[BEGIN Supplied data]

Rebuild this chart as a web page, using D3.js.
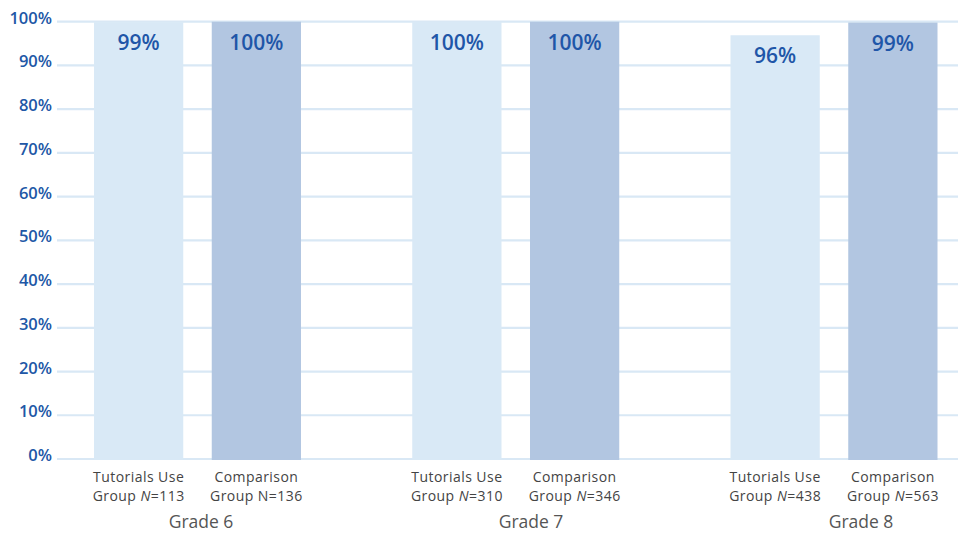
<!DOCTYPE html>
<html>
<head>
<meta charset="utf-8">
<script src="https://cdn.jsdelivr.net/npm/d3@7"></script>
<style>
html,body{margin:0;padding:0;background:#fff;}
svg{display:block;font-family:"Open Sans","Noto Sans",sans-serif;}
</style>
</head>
<body>
<svg id="chart" width="958" height="533"></svg>
<script>
const grades = ["Grade 6", "Grade 7", "Grade 8"];
const series = ["Tutorials Use", "Comparison"];
const tutorialsValues = [99.9, 100, 96.9];
const comparisonValues = [100, 100, 99.8];
const tutorialsN = [113, 310, 438];
const comparisonN = [136, 346, 563];
const tutorialsNItalic = [true, true, true];
const comparisonNItalic = [false, true, true];
const yTicks = [0, 10, 20, 30, 40, 50, 60, 70, 80, 90, 100];

const colors = {"Tutorials Use": "#d9e9f6", "Comparison": "#b2c6e1"};

const rows = [];
grades.forEach((g, i) => {
  rows.push({grade: g, s: series[0], v: tutorialsValues[i], n: tutorialsN[i], it: tutorialsNItalic[i]});
  rows.push({grade: g, s: series[1], v: comparisonValues[i], n: comparisonN[i], it: comparisonNItalic[i]});
});

const svg = d3.select("#chart");
const y = d3.scaleLinear().domain([0, 100]).range([459, 21.7]);
const x0 = d3.scalePoint().domain(grades).range([197.5, 834]);
const x1 = d3.scaleBand().domain(series).range([-103.5, 103.5]).paddingInner(0.242).paddingOuter(0);
const xg = d3.scalePoint().domain(grades).range([201, 861]);
const cx = d => x0(d.grade) + x1(d.s) + x1.bandwidth() / 2;

// gridlines
svg.append("g").selectAll("line").data(yTicks).join("line")
  .attr("x1", 57).attr("x2", 958)
  .attr("y1", d => y(d)).attr("y2", d => y(d))
  .attr("stroke", "#d9e8f5").attr("stroke-width", 2.2);

// y tick labels
svg.append("g").selectAll("text").data(yTicks).join("text")
  .attr("x", 52).attr("y", d => y(d) + 2)
  .attr("text-anchor", "end")
  .attr("font-size", 16.5).attr("font-weight", 600).attr("fill", "#2157a6")
  .text(d => d + "%");

// bars
svg.append("g").selectAll("rect").data(rows).join("rect")
  .attr("x", d => x0(d.grade) + x1(d.s))
  .attr("width", x1.bandwidth())
  .attr("y", d => y(d.v))
  .attr("height", d => y(0) - y(d.v) + 1)
  .attr("fill", d => colors[d.s]);

// value labels
svg.append("g").selectAll("text").data(rows).join("text")
  .attr("x", cx)
  .attr("y", d => y(d.v) + 28)
  .attr("text-anchor", "middle")
  .attr("font-size", 21).attr("font-weight", 600).attr("fill", "#1f56a8")
  .text(d => Math.floor(d.v) + "%");

// category labels, line 1
svg.append("g").selectAll("text").data(rows).join("text")
  .attr("x", cx).attr("y", 482)
  .attr("text-anchor", "middle")
  .attr("font-size", 14).attr("letter-spacing", 0.45).attr("fill", "#444")
  .text(d => d.s);

// category labels, line 2
const l2 = svg.append("g").selectAll("text").data(rows).join("text")
  .attr("x", cx).attr("y", 501)
  .attr("text-anchor", "middle")
  .attr("font-size", 14).attr("letter-spacing", 0.45).attr("fill", "#444");
l2.append("tspan").text("Group ");
l2.append("tspan").attr("font-style", d => d.it ? "italic" : "normal").text("N");
l2.append("tspan").text(d => "=" + d.n);

// grade labels
svg.append("g").selectAll("text").data(grades).join("text")
  .attr("x", d => xg(d)).attr("y", 528)
  .attr("text-anchor", "middle")
  .attr("font-size", 17.5).attr("fill", "#555")
  .text(d => d);
</script>
</body>
</html>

[END Supplied data]

#### [Work required]
Report the number of lines of the listing above that hold the string "chart", with no other text.

#### [Result for this task]
3